Allegation of sexual abuse of the child

  1. In the second week of May 2014 the mother asserts that she was reading a book in her bedroom and the child was playing with toys next to her. She noticed that the child put his hand into the back of his underpants and was “trying to put his finger into his bottom”.[6]

    [6] Affidavit of the mother filed 31/08/2015, pars 61-62

  2. There followed a conversation in Bengali between the mother and the child. In her affidavit the mother says she questioned the child as follows:[7]

    [7] Affidavit of the mother filed 31/08/2015, par 62

    Mother:             Why are you doing this?

    Child:                I am playing.

    Mother:             Do we play like this? Why are we playing like this?

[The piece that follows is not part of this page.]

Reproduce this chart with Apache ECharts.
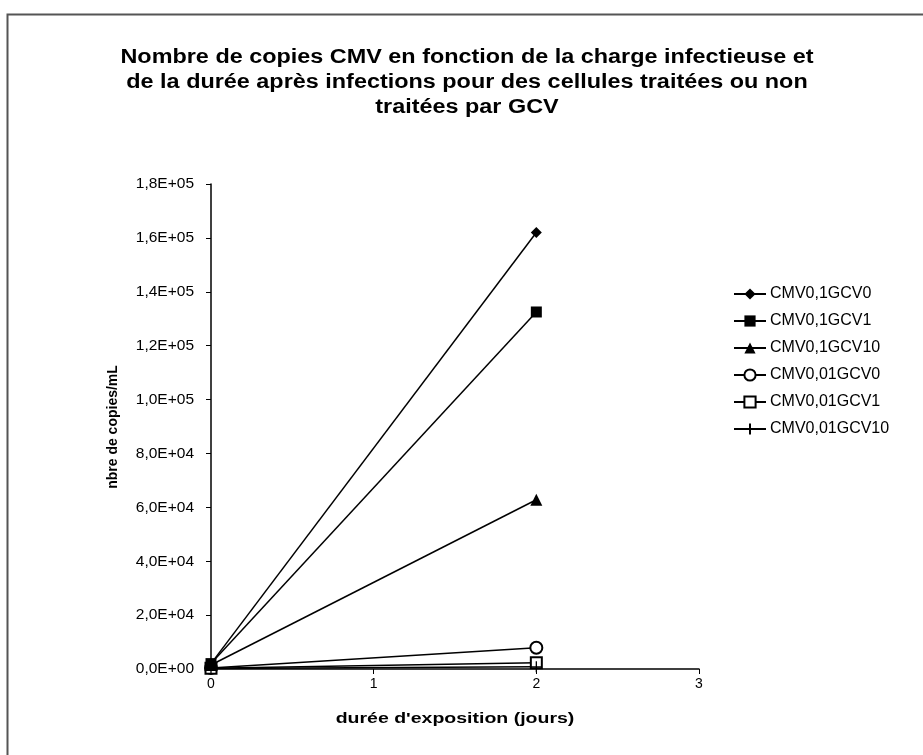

    Child:                [Mr G] does this with me.

    Mother:             What did you do when he did this to you?

    Child:                I get hurt and I cry.

    Mother:             But he still kept doing it?

    Child:He hit me. He said if you tell your Mum, I will do it again.

  3. The child was then aged two years and nine months old.

  4. There is no evidence of complaint by the child to the mother about being hurt or threatened prior to this conversation. She agreed orally that there had been no marks or bruises on the child indicative of hitting prior to this statement.

  5. In cross-examination the mother provided different versions of this conversation and of the preceding events:

    a)The mother said “there was a bad smell from the child’s finger, then I had to wash his hands”. This would suggest that the child had probably explored his bottom with his finger, unobserved by the mother.  She said she told him he was “doing something wrong”.

    b)In another version the mother said, “I saw him putting his finger inside his bum”. She then said, “When I saw him do this I said, ‘What are you doing? This is dirty! Why are you doing these things?’”

  6. The oral evidence suggests that initially the mother was cross with the child for undesirable conduct, he recognised that he was in trouble, and excused himself by blaming others.

  7. The mother, who had been fearful and vigilant for the possibility of sexual misconduct in the household of the father, seized on the words and situation. She was shocked and pressured the child for details, “Please tell me what happened.  I am your mum.  You have to share with Mum. Please tell me”.

  8. In the witness box the mother conceded that it was only at that point that the child said “[Mr G]”. The child is also alleged to have said “[The father] didn’t do these things to me”, which I consider could mean “Don’t be cross with Dad”.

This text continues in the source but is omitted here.